■ Task goal ■
Exactly as written, write out the lines below from the first to the one containing "label='Experimental results')", inclusive. Pictures do not belong in the copy.

■ Material ■
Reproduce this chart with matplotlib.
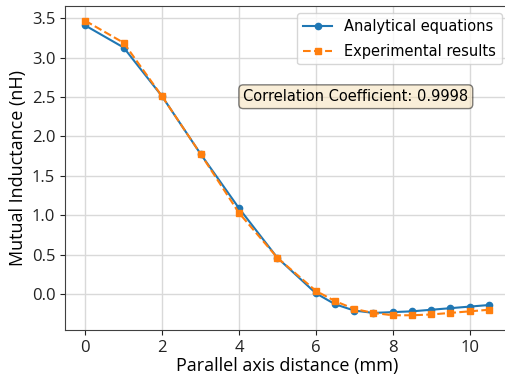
import numpy as np
import matplotlib
matplotlib.use("Agg")
import matplotlib.pyplot as plt

# parallel axis distance (mm)
distance = [0, 1, 2, 3, 4, 5, 6, 6.5, 7, 7.5, 8, 8.5, 9, 9.5, 10, 10.5]
# mutual inductance (nH)
analytical = [3.41, 3.13, 2.51, 1.78, 1.09, 0.46, 0.01, -0.13, -0.21, -0.24,
              -0.23, -0.22, -0.20, -0.18, -0.16, -0.14]
experimental = [3.47, 3.19, 2.51, 1.78, 1.03, 0.46, 0.04, -0.09, -0.19, -0.24,
                -0.27, -0.27, -0.26, -0.24, -0.22, -0.20]
corr_label = "Correlation Coefficient: 0.9998"

fig = plt.figure(figsize=(5.06, 3.80), dpi=100)
ax = fig.add_axes([65/506, 50/380, 444/506, 324/380])

ax.plot(distance, analytical, '-o', color='#1f77b4', lw=1.5, ms=4.5,
        label='Analytical equations')
ax.plot(distance, experimental, '--s', color='#ff7f0e', lw=1.5, ms=4.5,
        label='Experimental results')

ax.set_xlim(-0.525, 11.025)
ax.set_ylim(-0.457, 3.657)
ax.set_xticks([0, 2, 4, 6, 8, 10])
ax.set_yticks(np.arange(0, 3.51, 0.5))
ax.grid(True, color='#d9d9d9', lw=1)
ax.set_axisbelow(True)
for sp in ax.spines.values():
    sp.set_color('#404040')

tick_font = 'Open Sans'
ax.tick_params(labelsize=12, labelfontfamily=tick_font, colors='#222222')
ax.set_xlabel('Parallel axis distance (mm)', family=tick_font, fontsize=13,
              labelpad=1)
ax.set_ylabel('Mutual Inductance (nH)', family=tick_font, fontsize=13,
              labelpad=3)

leg = ax.legend(loc='upper right', fontsize=10.5, labelspacing=0.65)
ax.text(0.655, 0.72, corr_label, transform=ax.transAxes, fontsize=10.5,
        ha='center', va='center',
        bbox=dict(boxstyle='round', facecolor='wheat', alpha=0.5))

fig.savefig('out.png', dpi=100)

■ Final result ■
Reproduce this chart with matplotlib.
import numpy as np
import matplotlib
matplotlib.use("Agg")
import matplotlib.pyplot as plt

# parallel axis distance (mm)
distance = [0, 1, 2, 3, 4, 5, 6, 6.5, 7, 7.5, 8, 8.5, 9, 9.5, 10, 10.5]
# mutual inductance (nH)
analytical = [3.41, 3.13, 2.51, 1.78, 1.09, 0.46, 0.01, -0.13, -0.21, -0.24,
              -0.23, -0.22, -0.20, -0.18, -0.16, -0.14]
experimental = [3.47, 3.19, 2.51, 1.78, 1.03, 0.46, 0.04, -0.09, -0.19, -0.24,
                -0.27, -0.27, -0.26, -0.24, -0.22, -0.20]
corr_label = "Correlation Coefficient: 0.9998"

fig = plt.figure(figsize=(5.06, 3.80), dpi=100)
ax = fig.add_axes([65/506, 50/380, 444/506, 324/380])

ax.plot(distance, analytical, '-o', color='#1f77b4', lw=1.5, ms=4.5,
        label='Analytical equations')
ax.plot(distance, experimental, '--s', color='#ff7f0e', lw=1.5, ms=4.5,
        label='Experimental results')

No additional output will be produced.